I firmly believe this story pretty cut & dry: IKB/ACA/ABN did their diligence (well, let’s give them the benefit of the doubt they did)and determined they wanted to buy the deal. They had the blessing of the Ratings Agencies (which, with the wisdom of hindsight we know was worthless), they had other “smart” people reinforcing their view (long live confirmation bias!) as the financial industry, as a whole, was generally still long housing.
Securities Lawyers I’ve spoken with indicate that Section 10b-5 of the Securities Act of 1934 is likely the relevant law underpinning the SEC’s case. It states:
It shall be unlawful for any person, directly or indirectly, by the use of any means or instrumentality of interstate commerce, or of the mails or of any facility of any national securities exchange,
a. To employ any device, scheme, or artifice to defraud,
b. To make any untrue statement of a material fact or to omit to state a material fact necessary in order to make the statements made,in the light of the circumstances under which they were made, not misleading, or
c. To engage in any act, practice, or course of business which operates or would operate as a fraud or deceit upon any person,
in connection with the purchase or sale of any security.

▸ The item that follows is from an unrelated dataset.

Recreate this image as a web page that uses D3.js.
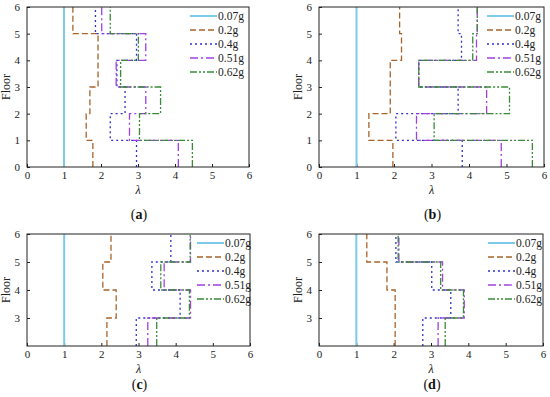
<!DOCTYPE html>
<meta charset="utf-8" />
<title>Floor lambda profiles</title>
<script src="https://d3js.org/d3.v7.min.js"></script>
<style>
  body { margin: 0; background: #fff; }
  svg { display: block; font-family: "Liberation Serif", "Times New Roman", serif; }
</style>
<div id="chart"></div>
<script>
  // legend labels / series
  var seriesNames = ["0.07g", "0.2g", "0.4g", "0.51g", "0.62g"];
  var seriesColors = ["#7cc9ea", "#a8642a", "#3030d0", "#a040e0", "#3a8a3a"];
  var seriesDash = [null, "6,3", "2,3", "8,3,2,3", "7,2,2,2,2,2"];
  var xTicks = [0, 1, 2, 3, 4, 5, 6];

  // values per floor interval, starting at the bottom floor of each panel
  // panel (a), floors 0..6
  var a007 = [1, 1, 1, 1, 1, 1];
  var a02 = [1.78, 1.6, 1.7, 1.92, 1.92, 1.24];
  var a04 = [2.96, 2.25, 2.65, 2.43, 2.96, 1.85];
  var a051 = [4.09, 2.77, 3.21, 2.41, 3.21, 2.02];
  var a062 = [4.47, 3.04, 3.61, 2.53, 3.01, 2.25];

  // panel (b), floors 0..6
  var b007 = [1, 1, 1, 1, 1, 1];
  var b02 = [1.97, 1.33, 1.9, 1.9, 2.2, 2.15];
  var b04 = [3.82, 2.05, 3.71, 2.66, 3.8, 3.71];
  var b051 = [4.86, 2.6, 4.47, 2.66, 4.2, 4.22];
  var b062 = [5.69, 3.07, 5.08, 2.66, 4.1, 4.22];

  // panel (c), floors 2..6
  var c007 = [1, 1, 1, 1];
  var c02 = [2.15, 2.4, 2.04, 2.26];
  var c04 = [2.94, 4.12, 3.36, 3.87];
  var c051 = [3.25, 4.4, 3.69, 4.4];
  var c062 = [3.49, 4.37, 3.6, 4.39];

  // panel (d), floors 2..6
  var d007 = [1, 1, 1, 1];
  var d02 = [2.04, 2.04, 1.82, 1.28];
  var d04 = [2.78, 3.53, 3.02, 2.06];
  var d051 = [3.19, 3.89, 3.31, 2.14];
  var d062 = [3.38, 3.87, 3.26, 2.12];

  var panels = [
    { tag: "a", left: 27, right: 249, top: 7, bottom: 167, floor0: 0,
      series: [a007, a02, a04, a051, a062], legX: 190, legY: 16, capY: 219 },
    { tag: "b", left: 319, right: 544, top: 7, bottom: 167, floor0: 0,
      series: [b007, b02, b04, b051, b062], legX: 487, legY: 16, capY: 219 },
    { tag: "c", left: 27, right: 250, top: 234, bottom: 346, floor0: 2,
      series: [c007, c02, c04, c051, c062], legX: 197, legY: 243, capY: 389 },
    { tag: "d", left: 319, right: 543, top: 234, bottom: 346, floor0: 2,
      series: [d007, d02, d04, d051, d062], legX: 488, legY: 243, capY: 389 }
  ];

  var svg = d3.select("#chart").append("svg")
    .attr("width", 550)
    .attr("height", 397);

  panels.forEach(function (p) {
    var g = svg.append("g");
    var x = d3.scaleLinear().domain([0, 6]).range([p.left, p.right]);
    var y = d3.scaleLinear().domain([p.floor0, 6]).range([p.bottom, p.top]);
    var yTicks = d3.range(p.floor0 === 0 ? 0 : 3, 7);

    // axes with inward ticks
    g.append("g")
      .attr("transform", "translate(0," + p.bottom + ")")
      .call(d3.axisBottom(x).tickValues(xTicks).tickFormat(d3.format("d"))
        .tickSizeInner(-3).tickSizeOuter(0).tickPadding(4))
      .call(function (s) {
        s.select(".domain").remove();
        s.selectAll("text").attr("font-size", 11).attr("fill", "#222")
          .attr("font-family", "Liberation Serif");
        s.selectAll("line").attr("stroke", "#222");
      });
    g.append("g")
      .attr("transform", "translate(" + p.left + ",0)")
      .call(d3.axisLeft(y).tickValues(yTicks).tickFormat(d3.format("d"))
        .tickSizeInner(-3).tickSizeOuter(0).tickPadding(7))
      .call(function (s) {
        s.select(".domain").remove();
        s.selectAll("text").attr("font-size", 11).attr("fill", "#222")
          .attr("font-family", "Liberation Serif");
        s.selectAll("line").attr("stroke", "#222");
      });

    // step profiles
    var line = d3.line().x(function (d) { return x(d[0]); }).y(function (d) { return y(d[1]); });
    p.series.forEach(function (vals, k) {
      var pts = [];
      vals.forEach(function (v, i) {
        pts.push([v, p.floor0 + i]);
        pts.push([v, p.floor0 + i + 1]);
      });
      g.append("path")
        .attr("d", line(pts))
        .attr("fill", "none")
        .attr("stroke", seriesColors[k])
        .attr("stroke-width", k === 0 ? 2 : 1.3)
        .attr("stroke-dasharray", seriesDash[k]);
    });

    // frame
    g.append("rect")
      .attr("x", p.left).attr("y", p.top)
      .attr("width", p.right - p.left).attr("height", p.bottom - p.top)
      .attr("fill", "none").attr("stroke", "#222").attr("stroke-width", 1);

    // legend
    seriesNames.forEach(function (name, k) {
      var ly = p.legY + k * 14;
      g.append("line")
        .attr("x1", p.legX).attr("x2", p.legX + 27)
        .attr("y1", ly).attr("y2", ly)
        .attr("stroke", seriesColors[k])
        .attr("stroke-width", k === 0 ? 2 : 1.3)
        .attr("stroke-dasharray", seriesDash[k]);
      g.append("text")
        .attr("x", p.legX + 28).attr("y", ly + 4)
        .attr("font-size", 11.5).attr("fill", "#222")
        .text(name);
    });

    // axis titles
    g.append("text")
      .attr("x", (p.left + p.right) / 2).attr("y", p.bottom + 27)
      .attr("text-anchor", "middle").attr("font-size", 12)
      .attr("font-style", "italic").attr("fill", "#222")
      .text("λ");
    g.append("text")
      .attr("transform", "translate(" + (p.left - 17) + "," + ((p.top + p.bottom) / 2) + ") rotate(-90)")
      .attr("text-anchor", "middle").attr("font-size", 12).attr("fill", "#222")
      .text("Floor");

    // caption
    var cap = g.append("text")
      .attr("x", (p.left + p.right) / 2 + 1).attr("y", p.capY)
      .attr("text-anchor", "middle").attr("font-size", 14).attr("fill", "#111");
    cap.append("tspan").text("(");
    cap.append("tspan").attr("font-weight", "bold").text(p.tag);
    cap.append("tspan").text(")");
  });
</script>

The SEC seems to allege that by not explicitly disclosing Paulson’sexact role (paying GS to arrange the deal, suggesting securities for the reference portfolio, etc), Goldman omitted material facts rendering their claim that ACA was the selection agent and other claims, misleading.
Anyone who thinks the buyers (longs) would have backed-out if they knew some no-name Hedge Fund manager with ZERO mortgage investing experience suggested part of the reference portfolio is material is full of it. The buyers were arrogant and over-confident in their experience and ability to analyse complex structured finance transactions. If they WERE made explicitly aware of Paulson’s “involvement” they probably would have enjoyed a good, hearty laugh at his expense and quite possibly even bought MORE of the deal when they learned they were up-against such a rube, a novice, a guy in WAY over his head.
One person on the other side of this debate says that in order for me to make such a claim I must be either clairvoyant or have worked on IKB’s deal team in 2007. While I think that’s a bit of a non-sequitur,I’ll allow it, and then accuse the SEC of the same apparent psychic abilities. How do they plan to prove what IKB, ACA, and ABN WOULD have done? Or, using more legally appropriate terminology: How does the SEC believe they can use the “reasonable person” test in this situation, when a securities transaction (and a market), by definition, necessarily includes two parties who both believe themselves to be reasonable, despite having different, nay, opposing views? Unless the SEC has procured a functional time machine and the ability to change the past at-will without consequence, this is impossible. As in, it cannot be done. Sure, I WOULD have prepared differently for the GMAT’s if I knew I was going to run out of time on the maths section, but I didn’t KNOW or EXPECT that would be the outcome, since I knew the material very well (especially the second time around). Similarly, IKB “KNEW” structured finance RMBS investing,so they EXPECTED a certain (set of) outcome(s); they just didn’t expect the outcome that actually happened.
That’s it. Everything else is irrelevant. IKB knew the material that was going to be on the test (the composition of the reference portfolio, structure of the transaction, etc), they had the ability(experienced deal team) to prepare for the test (analyse the deal),they just came to what turned out to be the wrong conclusion. End.of.story.
Ultimately, whether Paulson’s involvement will be decided in court,and what I have to say is, unfortunately, just words on a page. I agree there is the possibility that when all of the information is made available (emails, etc), there may have been an intent to deceive, or scienter, but that’s for the courts/lawyers/etc to decide.
 Steve Randy Waldman made a good point that IKB may have been violating its mandate if they entered into a speculative trade against a hedge fund. If IKB was in fact limited by mandate to certain counterparties/certain types of investments, the onus was still on THEM to ASK who the counterparties and other deal participants was. Considering the charges filed against IKB and its management, I’m not so convinced they really cared about their mandate; they just wanted yield, like many other greedy, short-sighted investors.